### Directions for this task
Collect the lines of the entries where "HTML" shows up.
* START *
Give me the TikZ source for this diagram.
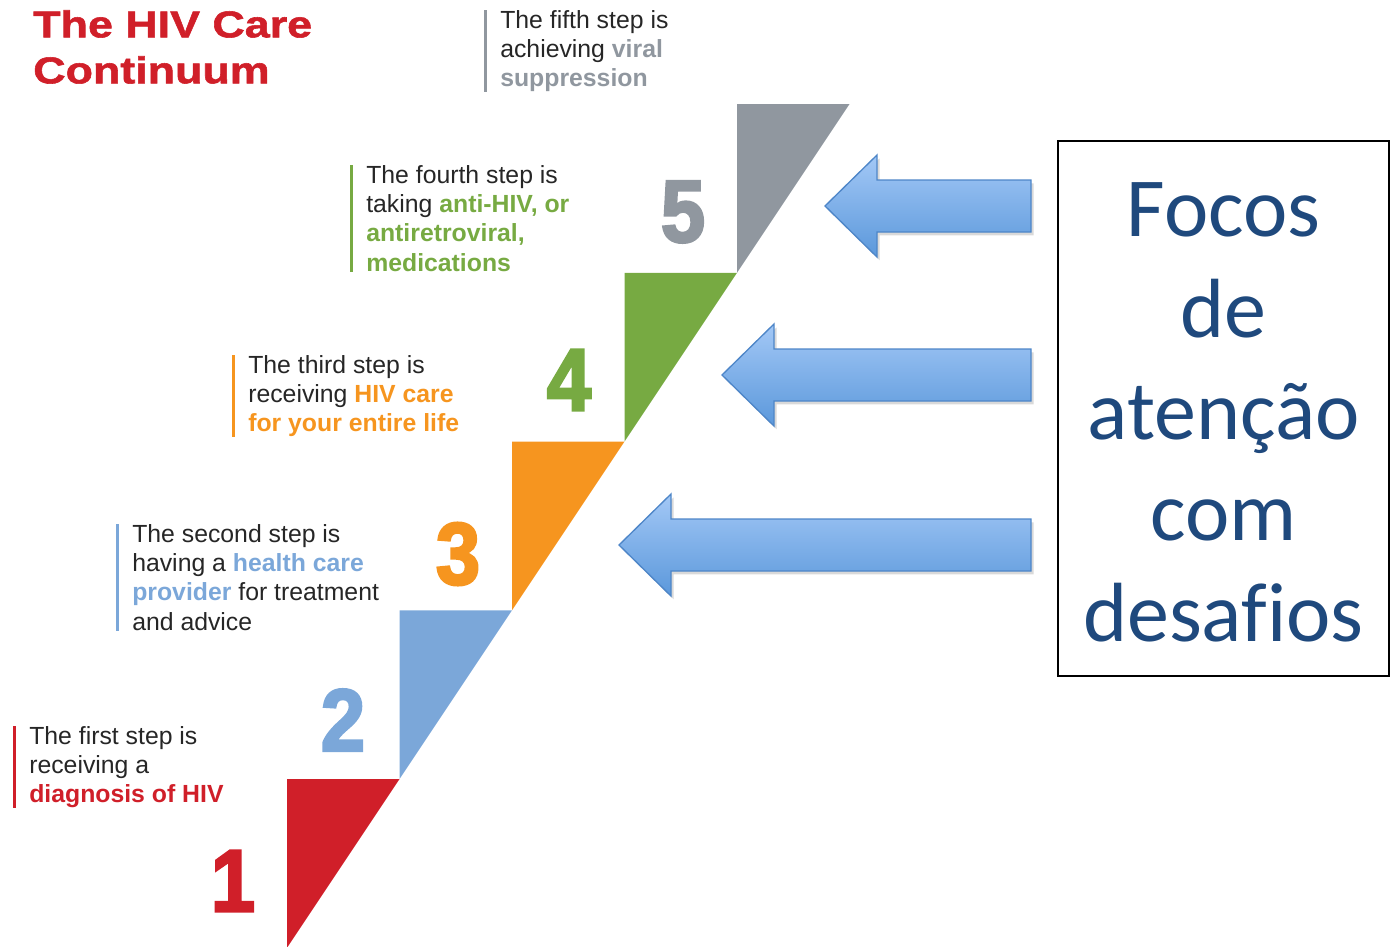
\documentclass[tikz,border=0pt]{standalone}
\usepackage{fontspec}
\setmainfont{Liberation Sans}
\newfontfamily\boxfont[Ligatures=NoCommon]{Carlito}
\newfontfamily\titlefont[FakeStretch=1.2,FakeBold=1.5]{Liberation Sans Bold}
\newfontfamily\numfont[FakeBold=3,FakeStretch=0.9]{Liberation Sans Bold}
\usetikzlibrary{shadows,positioning}
\definecolor{hivred}{HTML}{D01F29}
\definecolor{hivblue}{HTML}{7BA7D9}
\definecolor{hivorange}{HTML}{F6951F}
\definecolor{hivgreen}{HTML}{77AA42}
\definecolor{hivgray}{HTML}{90979F}
\definecolor{stepink}{HTML}{262626}
\definecolor{boxblue}{HTML}{1F497D}
\definecolor{arrowtop}{HTML}{A3C8F6}
\definecolor{arrowbot}{HTML}{5B98DB}
\definecolor{arrowline}{HTML}{4E86C8}
\newcommand{\stephl}[2]{{\bfseries\color{#1}#2}}
\tikzset{
  stepnum/.style={
      inner sep=0,
      font=\numfont\fontsize{66}{66}\selectfont
  },
  steptext/.style={
      anchor=north west,
      align=left,
      inner sep=0,
      text=stepink,
      font=\fontsize{18.6}{22}\selectfont
  },
  stepbar/.style={line width=2.25pt},
  bigarrow/.style={
      draw=arrowline,
      line width=1pt,
      top color=arrowtop,
      bottom color=arrowbot,
      drop shadow={opacity=0.3,shadow xshift=2pt,shadow yshift=-2.5pt}
  }
}

\begin{document}
\begin{tikzpicture}[x=0.75pt,y=-0.75pt]
    \useasboundingbox (0,0) rectangle (1391,946);
    % the staircase
    \foreach \i/\col in {0/hivred,1/hivblue,2/hivorange,3/hivgreen,4/hivgray}
      \fill[\col] ({287+112.5*\i},{779-168.75*\i}) -- ++(112.5,0)
        -- ({287+112.5*\i},{947.75-168.75*\i}) -- cycle;
    \node[stepnum,text=hivred] (n1) at (233,881) {1};
    \node[stepnum,text=hivblue] (n2) at (343,720) {2};
    \node[stepnum,text=hivorange] (n3) at (458,554) {3};
    \node[stepnum,text=hivgreen] (n4) at (569,380) {4};
    \node[stepnum,text=hivgray] (n5) at (683,212) {5};
    % title and step texts
    \node[anchor=north west,align=left,inner sep=0,text=hivred,
      font=\titlefont\fontsize{28}{34.5}\selectfont] (title) at (33,10)
      {The HIV Care\\Continuum};
    \node[steptext] (s1) at (29,726)
      {The first step is\\receiving a\\\stephl{hivred}{diagnosis of HIV}};
    \node[steptext] (s2) at (132,524)
      {The second step is\\having a \stephl{hivblue}{health care}\\
       \stephl{hivblue}{provider} for treatment\\and advice};
    \node[steptext] (s3) at (248,355)
      {The third step is\\receiving \stephl{hivorange}{HIV care}\\
       \stephl{hivorange}{for your entire life}};
    \node[steptext] (s4) at (366,165)
      {The fourth step is\\taking \stephl{hivgreen}{anti-HIV, or}\\
       \stephl{hivgreen}{antiretroviral,}\\\stephl{hivgreen}{medications}};
    \node[steptext] (s5) at (500,10)
      {The fifth step is\\achieving \stephl{hivgray}{viral}\\
       \stephl{hivgray}{suppression}};
    \foreach \s/\col in {s1/hivred,s2/hivblue,s3/hivorange,s4/hivgreen,s5/hivgray}
      \draw[stepbar,\col] ([xshift=-11.25pt]\s.north west) -- ([xshift=-11.25pt]\s.south west);
    % arrows and box
    \foreach \tx/\cy in {825/206,722/375,619/545}
      \path[bigarrow] (\tx,\cy) -- ({\tx+52},{\cy-51}) -- ({\tx+52},{\cy-26})
        -- (1031,{\cy-26}) -- (1031,{\cy+26}) -- ({\tx+52},{\cy+26})
        -- ({\tx+52},{\cy+51}) -- cycle;
    \node[draw,line width=1.5pt,minimum width=248.25pt,minimum height=401.25pt]
      (focos) at (1223.5,408.5) {};
    \node[align=center,text=boxblue,font=\boxfont\fontsize{63}{76}\selectfont]
      (focoslbl) at ([yshift=-3pt]focos.center) {Focos\\de\\atenção\\com\\desafios};
\end{tikzpicture}
\end{document}
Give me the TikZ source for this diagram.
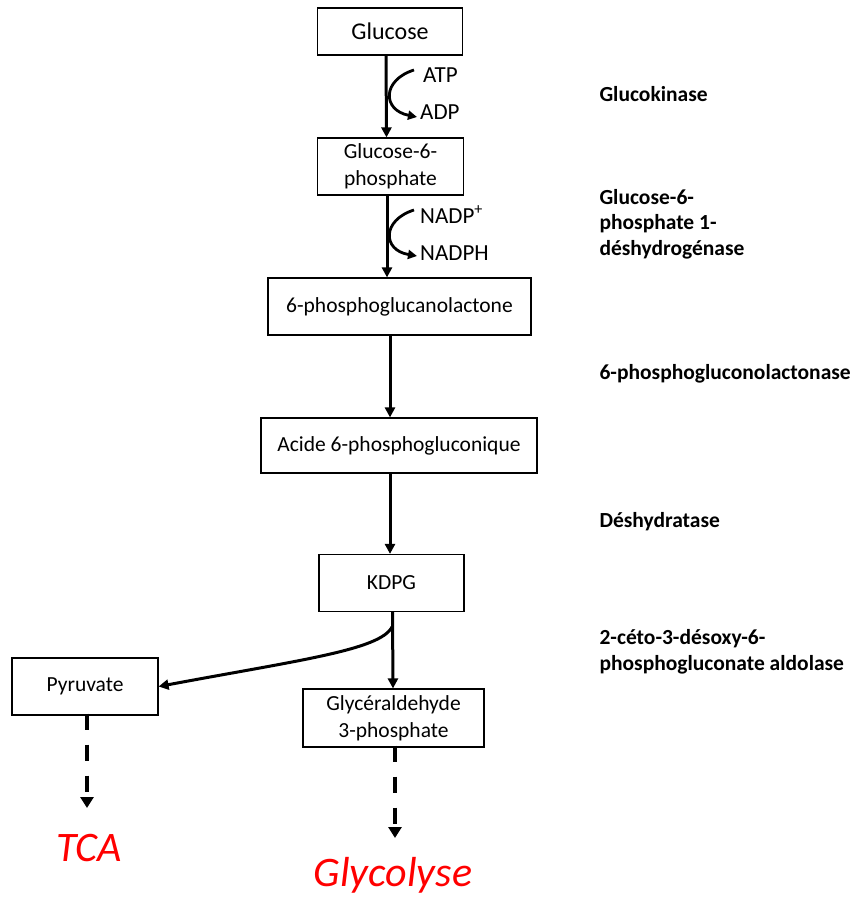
\documentclass[tikz,border=0pt]{standalone}
\usepackage{fontspec}
\setmainfont{Carlito}
\usetikzlibrary{arrows.meta}
\begin{document}
\begin{tikzpicture}[x=1pt,y=-1pt,
  box/.style={draw,line width=1.2pt,inner sep=0pt,align=center,font=\fontsize{21.5}{27}\selectfont},
  arr/.style={line width=3pt,-{Triangle[length=10pt,width=10pt]}},
  darr/.style={line width=3.2pt,dash pattern=on 16pt off 15pt,-{Triangle[length=11pt,width=13pt]}},
  enz/.style={anchor=west,align=left,font=\fontsize{21.5}{25.5}\selectfont\bfseries},
  cof/.style={anchor=west,inner sep=0pt,font=\fontsize{23}{26}\selectfont},
  red/.style={text=red,inner sep=0pt,font=\fontsize{42}{46}\selectfont\itshape}]
\useasboundingbox (0,0) rectangle (857,897);
\node[box,minimum width=145pt,minimum height=47pt,font=\fontsize{24}{28}\selectfont] (glc) at (390,31.5) {Glucose};
\node[box,minimum width=146pt,minimum height=57pt] (g6p) at (390.5,166.5) {Glucose-6-\\phosphate};
\node[box,minimum width=263pt,minimum height=57pt] (pgl) at (399.5,306.5) {6-phosphoglucanolactone};
\node[box,minimum width=276pt,minimum height=55pt] (acide) at (399,445.5) {Acide 6-phosphogluconique};
\node[box,minimum width=145pt,minimum height=57pt] (kdpg) at (391.5,583) {KDPG};
\node[box,minimum width=181pt,minimum height=58pt] (gap) at (393.5,718) {Glycéraldehyde\\3-phosphate};
\node[box,minimum width=146pt,minimum height=57pt] (pyr) at (85,686.5) {Pyruvate};
% cofactors
\node[cof] (atp) at (423,75) {ATP};
\node[cof] (adp) at (420,112) {ADP};
\node[cof] (nadp) at (420,215) {NADP\textsuperscript{+}};
\node[cof] (nadph) at (420,253) {NADPH};
% enzymes
\node[enz] (e1) at (596,94) {Glucokinase};
\node[enz] (e2) at (596,224) {Glucose-6-\\phosphate 1-\\déshydrogénase};
\node[enz] (e3) at (596,374) {6-phosphogluconolactonase};
\node[enz] (e4) at (596,522) {Déshydratase};
\node[enz] (e5) at (596,652) {2-céto-3-désoxy-6-\\phosphogluconate aldolase};
% end products
\node[red] (tca) at (89,848) {TCA};
\node[red] (glyco) at (393,875) {Glycolyse};
\coordinate (tcatip) at (87,808);
\coordinate (glytip) at (395,838);
% main arrows
\draw[arr] ([xshift=-4pt]glc.south) -- ([xshift=-4pt]g6p.north);
\draw[arr] ([xshift=-3.5pt]g6p.south) -- ([xshift=-12.5pt]pgl.north);
\draw[arr] ([xshift=-9.5pt]pgl.south) -- ([xshift=-9pt]acide.north);
\draw[arr] ([xshift=-9pt]acide.south) -- ([xshift=-1.5pt]kdpg.north);
\draw[arr] ([xshift=1pt]kdpg.south) -- ([xshift=-0.5pt]gap.north);
\coordinate (br) at (392,627);
\draw[arr] (br) .. controls (380,650) and (300,660) .. (pyr.east);
\draw[darr] ([xshift=2pt,yshift=2pt]pyr.south) -- (tcatip);
\draw[darr] ([xshift=1.5pt,yshift=2pt]gap.south) -- (glytip);
% cofactor curves
\coordinate (c1) at (414,70);
\coordinate (c2) at (417,117);
\draw[line width=2.8pt,-{Triangle[length=9pt,width=9pt]}] (c1) .. controls (382,80) and (382,110) .. (c2);
\coordinate (c3) at (414,210);
\coordinate (c4) at (417,256);
\draw[line width=2.8pt,-{Triangle[length=9pt,width=9pt]}] (c3) .. controls (382,220) and (382,250) .. (c4);
\end{tikzpicture}
\end{document}
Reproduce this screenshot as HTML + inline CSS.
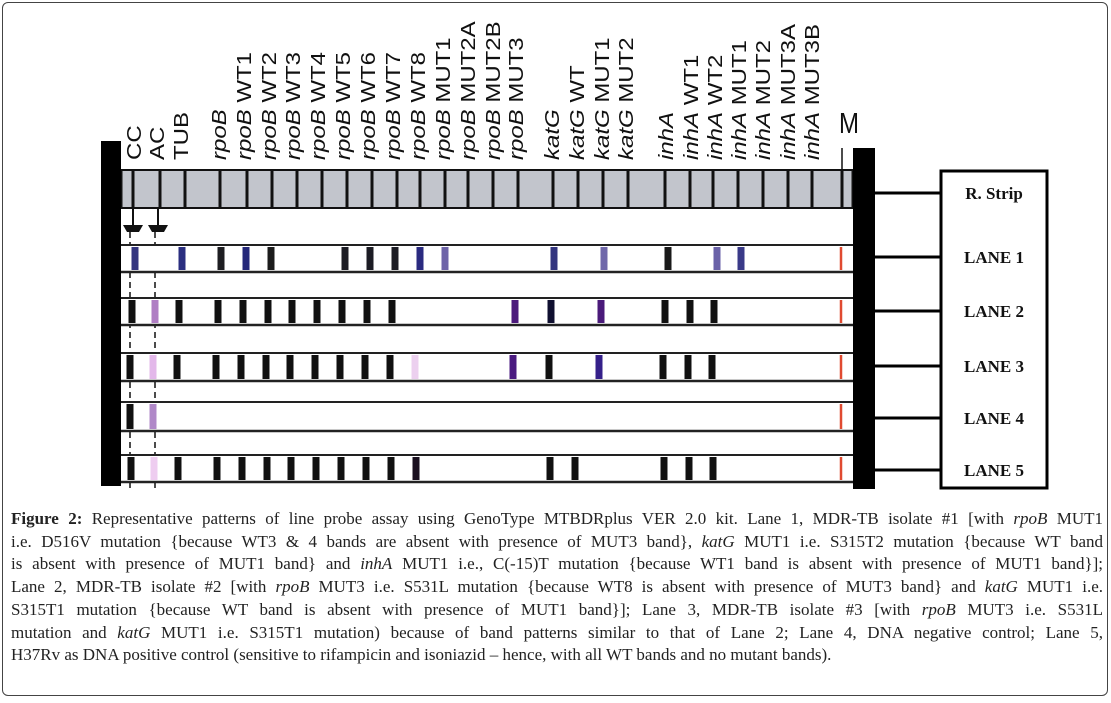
* END *
### Task answer
\definecolor{hivred}{HTML}{D01F29}
\definecolor{hivblue}{HTML}{7BA7D9}
\definecolor{hivorange}{HTML}{F6951F}
\definecolor{hivgreen}{HTML}{77AA42}
\definecolor{hivgray}{HTML}{90979F}
\definecolor{stepink}{HTML}{262626}
\definecolor{boxblue}{HTML}{1F497D}
\definecolor{arrowtop}{HTML}{A3C8F6}
\definecolor{arrowbot}{HTML}{5B98DB}
\definecolor{arrowline}{HTML}{4E86C8}
Reproduce this screenshot as HTML + inline CSS.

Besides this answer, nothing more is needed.